One final thought to close.
It’s worth it.
It is tempting, in a message like this to just focus on the stuff we have to let go of. But if you do that, all you end up with is feeling sad about what you’re leaving behind.
Jacob runs from Laban, and Laban comes after him, clearly to harm him and to take them back into slavery. Verse 23 says,
23 Taking his relatives with him, he pursued Jacob for seven days and caught up with him in the hill country of Gilead. 24 Then God came to Laban the Aramean in a dream at night and said to him, “Be careful not to say anything to Jacob, either good or bad.”
God protects Jacob. He prevents Laban from either enticing him, or threatening him, in order to make him return. Laban is powerless. He confronts Jacob, and says,
I have the power to harm you; but last night the God of your father said to me, ‘Be careful not to say anything to Jacob, either good or bad.’
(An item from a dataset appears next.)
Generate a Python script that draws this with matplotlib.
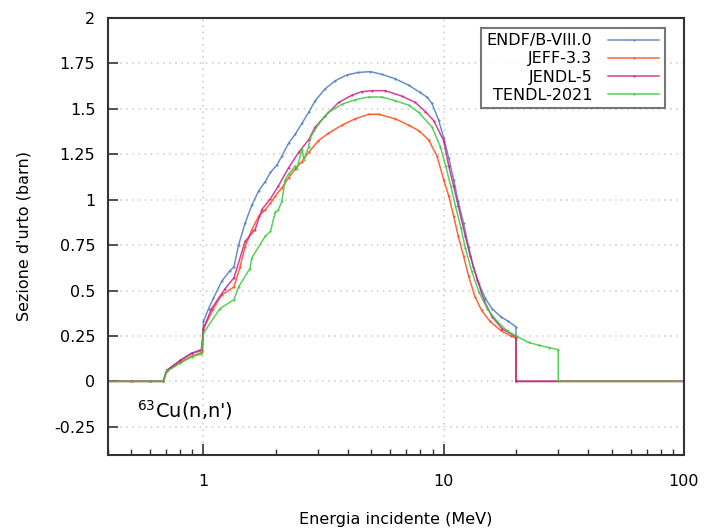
import matplotlib
matplotlib.use("Agg")
import matplotlib.pyplot as plt
from matplotlib.ticker import LogLocator, FixedLocator, NullFormatter

labels = ["ENDF/B-VIII.0", "JEFF-3.3", "JENDL-5", "TENDL-2021"]
colors = ["#4a7ebb", "#ff4a14", "#cc1f8f", "#3cc83c"]

endf_E = [0.4, 0.5, 0.6, 0.68, 0.703, 0.8, 0.894, 0.99, 1.0, 1.05, 1.10, 1.19, 1.29, 1.34, 1.40,
          1.49, 1.59, 1.70, 1.81, 1.90, 2.02, 2.12, 2.26, 2.41, 2.57, 2.74, 2.92, 3.21, 3.54,
          3.96, 4.42, 4.95, 5.53, 6.29, 7.15, 7.98, 8.51, 8.94, 9.52, 10.0, 10.5, 11.0, 11.5,
          12.1, 12.7, 13.3, 14.0, 14.9, 15.9, 17.3, 18.6, 20.0, 20.0, 100]
endf_s = [0, 0, 0, 0, 0.06, 0.115, 0.155, 0.17, 0.33, 0.40, 0.457, 0.55, 0.61, 0.63, 0.75,
          0.87, 0.97, 1.05, 1.10, 1.15, 1.19, 1.24, 1.31, 1.36, 1.42, 1.48, 1.545, 1.61, 1.655,
          1.687, 1.70, 1.705, 1.69, 1.665, 1.63, 1.59, 1.565, 1.53, 1.44, 1.34, 1.23, 1.11, 0.99,
          0.87, 0.74, 0.63, 0.54, 0.457, 0.40, 0.356, 0.33, 0.30, 0, 0]

jeff_E = [0.4, 0.5, 0.6, 0.68, 0.703, 0.8, 0.894, 0.99, 1.0, 1.10, 1.19, 1.34, 1.42, 1.49, 1.59,
          1.70, 1.81, 1.90, 1.99, 2.12, 2.26, 2.41, 2.57, 2.74, 3.01, 3.31, 3.77, 4.28, 4.87,
          5.36, 6.29, 7.15, 7.88, 8.65, 9.38, 10.0, 10.5, 11.0, 11.5, 12.1, 12.7, 13.5, 14.4,
          15.6, 17.3, 19.0, 20.0, 20.0, 100]
jeff_s = [0, 0, 0, 0, 0.055, 0.105, 0.14, 0.16, 0.29, 0.40, 0.475, 0.52, 0.63, 0.74, 0.835,
          0.91, 0.945, 0.98, 1.02, 1.065, 1.12, 1.17, 1.21, 1.26, 1.325, 1.365, 1.41, 1.445, 1.47,
          1.47, 1.445, 1.41, 1.38, 1.33, 1.24, 1.11, 1.02, 0.91, 0.80, 0.69, 0.58, 0.466, 0.39,
          0.33, 0.28, 0.25, 0.24, 0, 0]

jendl_E = [0.4, 0.5, 0.6, 0.68, 0.703, 0.8, 0.894, 0.98, 1.0, 1.08, 1.23, 1.34, 1.49, 1.64,
           1.75, 1.90, 2.05, 2.26, 2.49, 2.74, 2.92, 3.21, 3.65, 4.15, 4.57, 5.03, 5.71, 6.70,
           7.62, 8.40, 9.09, 10.0, 10.5, 11.0, 11.5, 12.3, 12.9, 13.8, 14.7, 15.9, 17.5, 20.0,
           20.0, 100]
jendl_s = [0, 0, 0, 0, 0.06, 0.115, 0.155, 0.175, 0.29, 0.40, 0.51, 0.57, 0.77, 0.835,
           0.945, 1.005, 1.075, 1.175, 1.26, 1.33, 1.40, 1.46, 1.535, 1.575, 1.595, 1.60, 1.60, 1.57,
           1.535, 1.485, 1.435, 1.325, 1.185, 1.075, 0.965, 0.80, 0.69, 0.56, 0.448, 0.356, 0.29, 0.245,
           0, 0]

tendl_E = [0.4, 0.5, 0.6, 0.68, 0.703, 0.8, 0.894, 0.98, 1.0, 1.17, 1.34, 1.40, 1.56, 1.59,
           1.81, 1.90, 1.99, 2.05, 2.12, 2.19, 2.26, 2.41, 2.45, 2.57, 2.62, 2.74, 2.78, 3.01,
           3.31, 3.77, 4.28, 4.87, 5.53, 6.29, 7.15, 7.88, 8.94, 9.7, 10.2, 10.7, 11.2, 11.8,
           12.3, 13.1, 14.0, 15.2, 16.7, 18.3, 20.0, 22.6, 24.9, 27.4, 30.0, 30.0, 100]
tendl_s = [0, 0, 0, 0, 0.055, 0.10, 0.135, 0.15, 0.265, 0.40, 0.45, 0.52, 0.62, 0.68,
           0.80, 0.825, 0.93, 0.945, 0.99, 1.11, 1.14, 1.185, 1.17, 1.28, 1.22, 1.29, 1.34, 1.415,
           1.48, 1.525, 1.55, 1.565, 1.565, 1.545, 1.52, 1.48, 1.40, 1.29, 1.185, 1.075, 0.965, 0.845,
           0.735, 0.605, 0.494, 0.40, 0.33, 0.28, 0.25, 0.214, 0.199, 0.186, 0.175, 0, 0]

series = [(endf_E, endf_s), (jeff_E, jeff_s), (jendl_E, jendl_s), (tendl_E, tendl_s)]

y_ticks = [-0.25, 0, 0.25, 0.5, 0.75, 1, 1.25, 1.5, 1.75, 2]
y_ticklabels = ["-0.25", "0", "0.25", "0.5", "0.75", "1", "1.25", "1.5", "1.75", "2"]
x_ticks = [1, 10, 100]
x_ticklabels = ["1", "10", "100"]

plt.rcParams['font.family'] = ['DejaVu Sans']
fig = plt.figure(figsize=(7.05, 5.29), dpi=100)
ax = fig.add_axes([0.153, 0.140, 0.817, 0.826])

for (E, s), lab, c in zip(series, labels, colors):
    ax.plot(E, s, color=c, lw=1.1, alpha=0.85, marker='o', markersize=1.6,
            markeredgewidth=0, label=lab)

ax.set_xscale('log')
ax.set_xlim(0.4, 100)
ax.set_ylim(-0.405, 2)

ax.xaxis.set_major_locator(FixedLocator(x_ticks))
ax.set_xticklabels(x_ticklabels)
ax.xaxis.set_minor_locator(LogLocator(base=10, subs=range(2, 10)))
ax.xaxis.set_minor_formatter(NullFormatter())
ax.set_yticks(y_ticks)
ax.set_yticklabels(y_ticklabels)

ax.tick_params(axis='x', which='major', direction='in', length=8, width=1.2,
               labelsize=11.5, pad=14, top=False, color='#333333')
ax.tick_params(axis='x', which='minor', direction='in', length=4, width=1.0,
               top=False, color='#333333')
ax.tick_params(axis='y', which='major', direction='in', length=7, width=1.2,
               labelsize=11.5, pad=9, right=False, color='#333333')

ax.grid(True, which='major', color='#c8c8c8', linestyle=(0, (1, 3)), linewidth=1.1)
ax.set_axisbelow(True)

for sp in ax.spines.values():
    sp.set_color('#333333')
    sp.set_linewidth(1.5)

ax.set_xlabel("Energia incidente (MeV)", fontsize=11.5, labelpad=16)
ax.set_ylabel("Sezione d'urto (barn)", fontsize=11.5, labelpad=16)

ax.text(0.53, -0.16, "$^{63}$Cu(n,n')", fontsize=14, va='center', ha='left',
        math_fontfamily='dejavusans')

leg = ax.legend(loc='upper right', bbox_to_anchor=(0.967, 0.978), borderaxespad=0,
                markerfirst=False, fontsize=11.5, frameon=True, fancybox=False,
                handlelength=3.2, borderpad=0.35, labelspacing=0.2, handletextpad=1.0)
leg.get_frame().set_edgecolor('#555555')
leg.get_frame().set_linewidth(1.5)
for t in leg.get_texts():
    t.set_ha('right')
leg._legend_box.align = 'right'

fig.savefig("out.png", dpi=100)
Christ will not let you down. Once you have gone forward with Him, He will prove to you again and again that it is worth it. There will be times when the past confronts you, but as you continue forward with Him you will find that its power over you is diminished, your past loves altered, and your confidence in God’s goodness increased.
God loves you. Jesus Christ died so that you might experience the blessing of life with Him, set free from the power of sin, and . The question is, what do you need to leave behind in order to go forward with Him?